━━━ RECORDS PROVIDED ━━━

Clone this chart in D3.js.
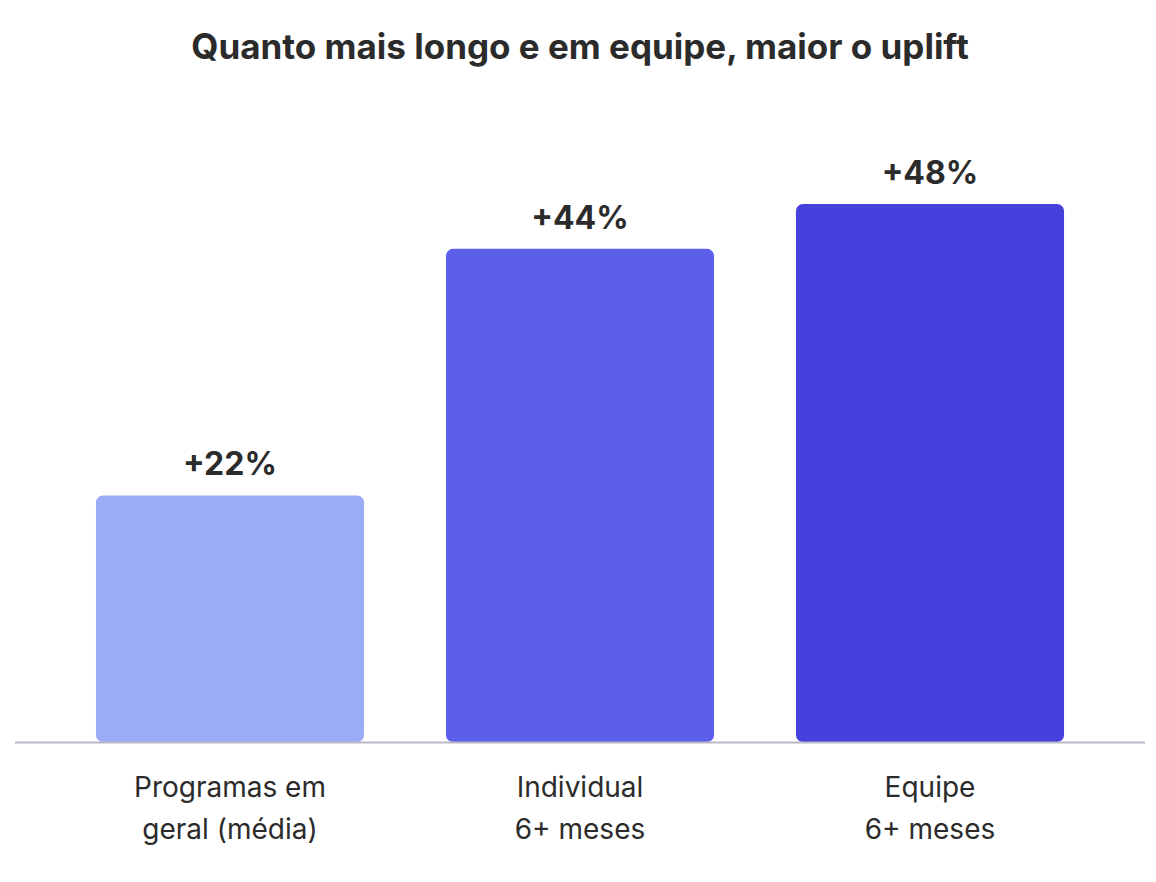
<!DOCTYPE html>
<html><head><meta charset="utf-8">
<script src="https://cdn.jsdelivr.net/npm/d3@7"></script>
<style>body{margin:0;background:#fff}text{font-family:Inter,"Noto Sans",sans-serif}</style>
</head><body>
<svg id="chart" width="1156" height="882"></svg>
<script>
// Chart data
const categories = [["Programas em", "geral (média)"], ["Individual", "6+ meses"], ["Equipe", "6+ meses"]];
const values = [22, 44, 48];
const colors = ["#9aacf7", "#5b5fea", "#4840dc"];

const svg = d3.select("#chart");
const keys = categories.map((d, i) => i);

const x = d3.scaleBand().domain(keys).range([15, 1145]).paddingInner(0.234).paddingOuter(0.2313);
const y = d3.scaleLinear().domain([0, 48]).range([742, 204]);

// Title
svg.append("text").attr("x", 580).attr("y", 59).attr("text-anchor", "middle")
  .attr("font-size", "35px").attr("font-weight", "bold").attr("fill", "#2b2b2b")
  .text("Quanto mais longo e em equipe, maior o uplift");

// Bars
svg.selectAll(".bar").data(values).enter().append("rect")
  .attr("x", (d, i) => x(i)).attr("y", d => y(d))
  .attr("width", x.bandwidth()).attr("height", d => y(0) - y(d))
  .attr("rx", 7).attr("fill", (d, i) => colors[i]);

// Baseline
svg.append("line").attr("x1", 15).attr("x2", 1145).attr("y1", 742.5).attr("y2", 742.5)
  .attr("stroke", "#b8b8c4").attr("stroke-width", 2);

// Value labels
svg.selectAll(".val").data(values).enter().append("text")
  .attr("x", (d, i) => x(i) + x.bandwidth() / 2).attr("y", d => y(d) - 20)
  .attr("text-anchor", "middle").attr("font-size", "32px").attr("font-weight", "bold")
  .attr("fill", "#2b2b2b").text(d => "+" + d + "%");

// Category labels
const cat = svg.selectAll(".cat").data(categories).enter().append("text")
  .attr("text-anchor", "middle").attr("font-size", "28px").attr("fill", "#2b2b2b");
cat.selectAll("tspan").data((d, i) => d.map(t => ({ t, i }))).enter().append("tspan")
  .attr("x", d => x(d.i) + x.bandwidth() / 2).attr("y", (d, j) => 797 + j * 42).text(d => d.t);
</script>
</body></html>
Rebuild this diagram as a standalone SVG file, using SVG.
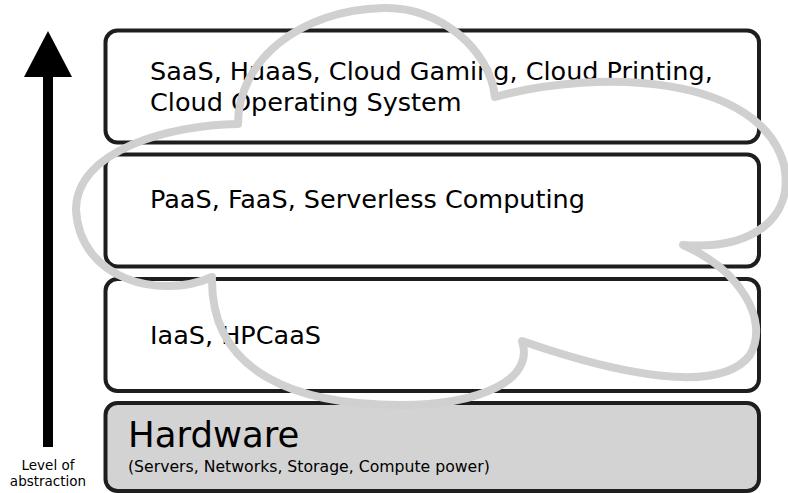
<svg xmlns="http://www.w3.org/2000/svg" width="788" height="493" viewBox="0 0 788 493">
<style>
.box{fill:#fff;stroke:#1e1e1e;stroke-width:4}
.hw{fill:#d3d3d3;stroke:#1e1e1e;stroke-width:4}
.t{font-family:"DejaVu Sans",sans-serif;font-size:25.5px;fill:#000}
.s{font-family:"DejaVu Sans",sans-serif;font-size:13.5px;fill:#000}
.cloud{fill:none;stroke:#d0d0d0;stroke-width:8;stroke-linejoin:round}
</style>
<rect width="788" height="493" fill="#fff"/>
<g id="arrow">
<rect x="43" y="70" width="10" height="377" fill="#000"/>
<polygon points="48,31 72,77 24,77" fill="#000"/>
<text class="s" x="48" y="470" text-anchor="middle">Level of</text>
<text class="s" x="48" y="486" text-anchor="middle">abstraction</text>
</g>
<g id="saas">
<rect class="box" x="105.5" y="30.5" width="653.5" height="112" rx="12"/>
<text class="t" x="150" y="80">SaaS, HuaaS, Cloud Gaming, Cloud Printing,</text>
<text class="t" x="150" y="111">Cloud Operating System</text>
</g>
<g id="paas">
<rect class="box" x="105.5" y="154.5" width="653.5" height="112" rx="12"/>
<text class="t" x="150" y="208">PaaS, FaaS, Serverless Computing</text>
</g>
<g id="iaas">
<rect class="box" x="105.5" y="279" width="653.5" height="112" rx="12"/>
<text class="t" x="150" y="344">IaaS, HPCaaS</text>
</g>
<g id="hardware">
<rect class="hw" x="105.5" y="403" width="653.5" height="88" rx="12"/>
<text x="128" y="447" font-family="DejaVu Sans,sans-serif" font-size="35.5">Hardware</text>
<text x="128" y="472" font-family="DejaVu Sans,sans-serif" font-size="15.7">(Servers, Networks, Storage, Compute power)</text>
</g>
<g id="cloud">
<path class="cloud" d="M238,124 C238,60 300,10 383,8 C440,6 490,50 495,97 C600,68 760,75 784,165 C795,220 750,250 683,245 C740,270 770,320 750,355 C720,395 620,375 522,341 C535,380 480,405 400,405 C300,405 210,375 212,277 C160,300 80,280 76,210 C76,150 170,125 238,124 Z"/>
</g>
</svg>
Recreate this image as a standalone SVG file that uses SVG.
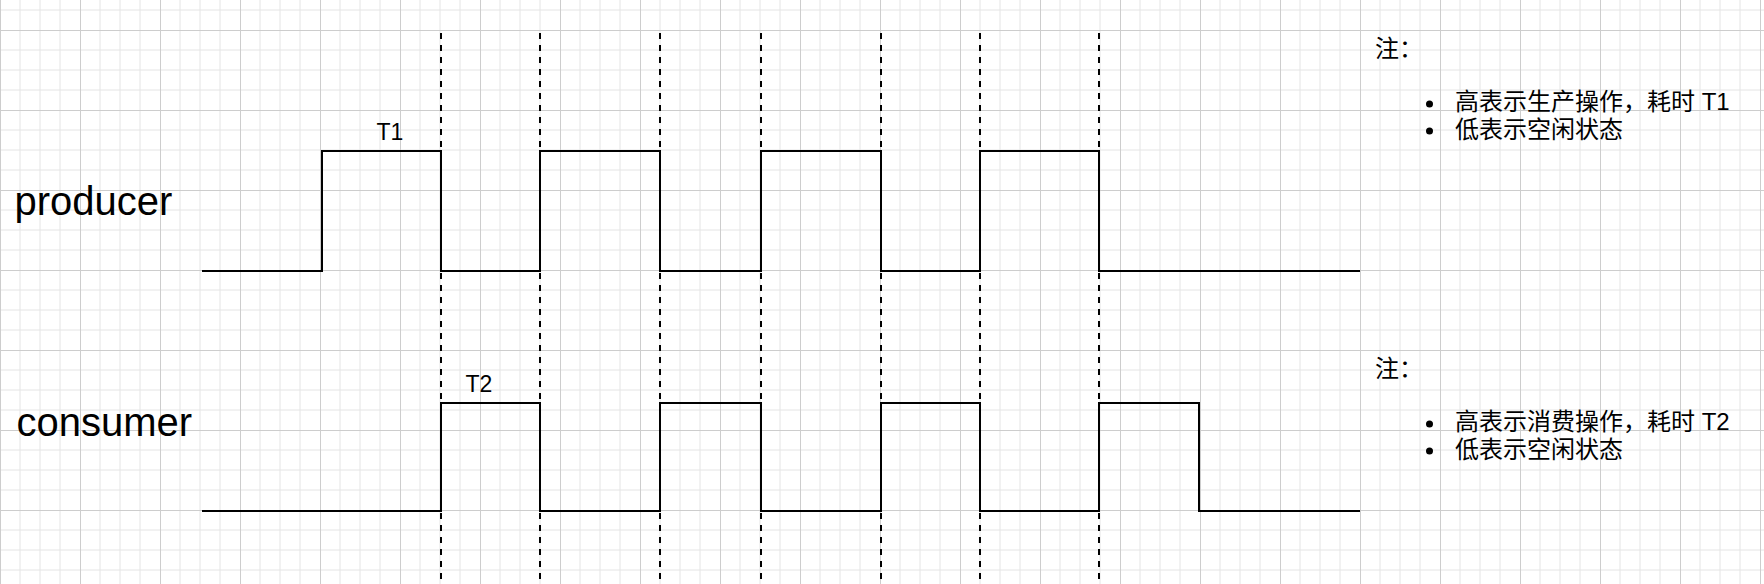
<svg xmlns="http://www.w3.org/2000/svg" width="1764" height="584" viewBox="0 0 1764 584">
  <style>
    .wave { fill: none; stroke: #000; stroke-width: 2; stroke-linejoin: miter; }
    .dash { fill: none; stroke: #000; stroke-width: 2; stroke-dasharray: 6 6; }
    .big { font-family: "Liberation Sans", Arial, sans-serif; font-size: 40px; fill: #000; }
    .tl { font-family: "Liberation Sans", Arial, sans-serif; font-size: 23px; fill: #000; }
    .note { font-family: "Liberation Sans", "Noto Sans CJK SC", sans-serif; font-size: 24px; fill: #000; }
    .minor { stroke: #e4e4e4; stroke-width: 1; }
    .major { stroke: #cdcdcd; stroke-width: 1; }
  </style>
  <defs>
    <pattern id="grid" patternUnits="userSpaceOnUse" x="0" y="30" width="80" height="80">
      <line class="minor" x1="20" y1="0" x2="20" y2="80"/>
      <line class="minor" x1="40" y1="0" x2="40" y2="80"/>
      <line class="minor" x1="60" y1="0" x2="60" y2="80"/>
      <line class="minor" x1="0" y1="20" x2="80" y2="20"/>
      <line class="minor" x1="0" y1="40" x2="80" y2="40"/>
      <line class="minor" x1="0" y1="60" x2="80" y2="60"/>
      <line class="major" x1="0.5" y1="0" x2="0.5" y2="80"/>
      <line class="major" x1="0" y1="0.5" x2="80" y2="0.5"/>
    </pattern>
  </defs>
  <rect x="0" y="0" width="1764" height="584" fill="#fff"/>
  <rect x="0" y="0" width="1764" height="584" fill="url(#grid)"/>

  <g id="connectors">
    <polyline id="producer-wave" class="wave" points="202,271 322,271 322,151 441,151 441,271 540,271 540,151 660,151 660,271 761,271 761,151 881,151 881,271 980,271 980,151 1099,151 1099,271 1360,271"/>
    <polyline id="consumer-wave" class="wave" points="202,511 441,511 441,403 540,403 540,511 660,511 660,403 761,403 761,511 881,511 881,403 980,403 980,511 1099,511 1099,403 1199,403 1199,511 1360,511"/>
    <line class="dash" x1="441" y1="33" x2="441" y2="584"/>
    <line class="dash" x1="540" y1="33" x2="540" y2="584"/>
    <line class="dash" x1="660" y1="33" x2="660" y2="584"/>
    <line class="dash" x1="761" y1="33" x2="761" y2="584"/>
    <line class="dash" x1="881" y1="33" x2="881" y2="584"/>
    <line class="dash" x1="980" y1="33" x2="980" y2="584"/>
    <line class="dash" x1="1099" y1="33" x2="1099" y2="584"/>
  </g>

  <g id="producer-label">
    <text class="big" x="14.5" y="215">producer</text>
  </g>
  <g id="consumer-label">
    <text class="big" x="16.5" y="436">consumer</text>
  </g>
  <g id="t1-label">
    <text class="tl" x="376.5" y="139.5">T1</text>
  </g>
  <g id="t2-label">
    <text class="tl" x="465.5" y="391.5">T2</text>
  </g>

  <g id="producer-note">
    <text class="note" x="1375" y="57">注：</text>
    <circle cx="1429.5" cy="104" r="3.5" fill="#000"/>
    <text class="note" x="1455" y="110">高表示生产操作，耗时 T1</text>
    <circle cx="1429.5" cy="131" r="3.5" fill="#000"/>
    <text class="note" x="1455" y="138">低表示空闲状态</text>
  </g>
  <g id="consumer-note">
    <text class="note" x="1375" y="377">注：</text>
    <circle cx="1429.5" cy="424" r="3.5" fill="#000"/>
    <text class="note" x="1455" y="430">高表示消费操作，耗时 T2</text>
    <circle cx="1429.5" cy="451" r="3.5" fill="#000"/>
    <text class="note" x="1455" y="458">低表示空闲状态</text>
  </g>
</svg>
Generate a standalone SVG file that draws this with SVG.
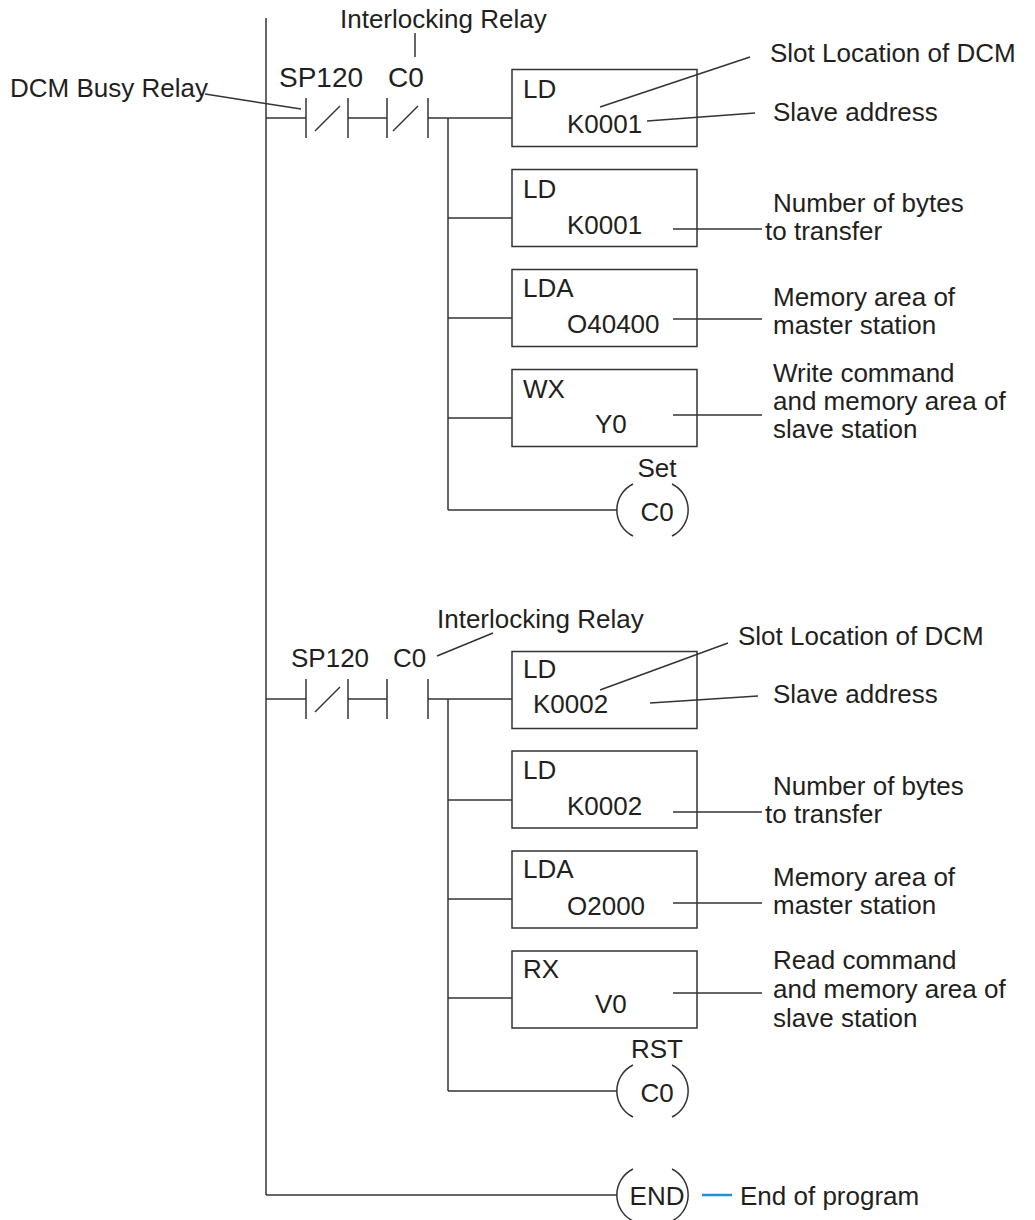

━━━

- _WHAT YOU ARE ASKED TO DO_:
Copy exactly the lines running from the beginning of the listing through the line that has "const keys = categories.map((d, i) => i);". Drop the pictures.

- _RIGHT ANSWER_:
Clone this chart in D3.js.
<!DOCTYPE html>
<html><head><meta charset="utf-8">
<script src="https://cdn.jsdelivr.net/npm/d3@7"></script>
<style>body{margin:0;background:#fff}text{font-family:Inter,"Noto Sans",sans-serif}</style>
</head><body>
<svg id="chart" width="1156" height="882"></svg>
<script>
// Chart data
const categories = [["Programas em", "geral (média)"], ["Individual", "6+ meses"], ["Equipe", "6+ meses"]];
const values = [22, 44, 48];
const colors = ["#9aacf7", "#5b5fea", "#4840dc"];

const svg = d3.select("#chart");
const keys = categories.map((d, i) => i);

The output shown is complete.